Do this each time until you see intelligible words.
Then, with your left mouse button held down, drag across all the text to highlight it, press Ctrl C, paste into Notepad and print.

Scroll down for more about writing and solving codes.

Noughts and Crosses   Book Codes



*Offset Letter Codes

A letter offset code is very straightforward. Imagine that you have the alphabet printed out twice, as two lines on a long strip of paper.

If you cut the two apart and push the bottom piece of paper a little to the left, the A on the top line will be directly above the B on the second line.

Now suppose that you write the letter from the bottom line each time you mean a letter on the top line. "Pokemon" would become "Qplfnpo", which looks like gibberish, and only means something to the person who wrote it and those who are in on the secret. That is an Offset Letter Code with Key Value 1.

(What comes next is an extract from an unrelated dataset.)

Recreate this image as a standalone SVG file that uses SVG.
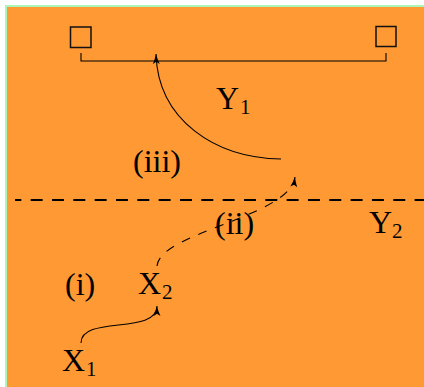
<svg xmlns="http://www.w3.org/2000/svg" width="424" height="387" viewBox="0 0 424 387">
  <defs>
    <style>
      .lbl { font-family: "Liberation Serif", "DejaVu Serif", serif; font-size: 32px; fill: #000; }
      .sub { font-size: 21px; }
      .box { fill: none; stroke: #111; stroke-width: 1.5; }
      .conn { fill: none; stroke: #000; stroke-width: 1.1; }
      .dash { stroke-dasharray: 9 9; }
      .boundary { fill: none; stroke: #000; stroke-width: 2; stroke-dasharray: 12 9.33; stroke-dashoffset: 5.67; }
    </style>
    <marker id="arr" markerUnits="userSpaceOnUse" markerWidth="11" markerHeight="8" refX="10" refY="3.75" orient="auto">
      <path d="M0,0.3 Q5,2.6 10,3.75 Q5,4.9 0,7.2 L2.2,3.75 Z" fill="#000"/>
    </marker>
  </defs>

  <rect x="6" y="6" width="420" height="390" fill="#ff9933" stroke="#aaf7b8" stroke-width="2"/>

  <g id="connectors">
    <line class="boundary" x1="15" y1="200" x2="424" y2="200"/>
    <path id="bracket" class="conn" d="M81,53 V61 H386 V53" stroke-width="1.3"/>
    <path class="conn" d="M281,159 C215,158 158,120 156,54" marker-end="url(#arr)"/>
    <path class="conn dash" d="M157,266 C160,232 290,217 295,177" marker-end="url(#arr)"/>
    <path class="conn" d="M81,343 C81,315 157,335 157,306" marker-end="url(#arr)"/>
  </g>

  <g id="box-left"><rect class="box" x="70.5" y="27" width="20.5" height="20.5"/></g>
  <g id="box-right"><rect class="box" x="376" y="26.5" width="20" height="20"/></g>

  <g id="Y1"><text class="lbl" x="216" y="109">Y<tspan class="sub" x="240" y="114">1</tspan></text></g>
  <g id="Y2"><text class="lbl" x="369" y="233">Y<tspan class="sub" x="392" y="238">2</tspan></text></g>
  <g id="X2"><text class="lbl" x="138" y="294">X<tspan class="sub" x="162" y="299">2</tspan></text></g>
  <g id="X1"><text class="lbl" x="62" y="371">X<tspan class="sub" x="86" y="376">1</tspan></text></g>

  <g id="label-iii"><text class="lbl" x="133" y="172">(iii)</text></g>
  <g id="label-ii"><text class="lbl" x="215" y="234">(ii)</text></g>
  <g id="label-i"><text class="lbl" x="65" y="295">(i)</text></g>
</svg>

Obviously, there are 25 different Offset Letter Codes. Even though they are simple they can be very puzzling indeed. Without a decoding program such as this one, the code solver must use some ingenuity. Always look for single letter words. There are only two in every-day English, "I" and "a". Look for three letter words that are used often. They are quite likely to be "the" or "and". Also notice which letters are used most frequently. The letter "e" occurs more often in English than any other letter, and more words begin with "s" than with any other. All words must have vowels—but remember that "y" can be a vowel too. It may take some time, but you can always crack an offset code if you stick at it.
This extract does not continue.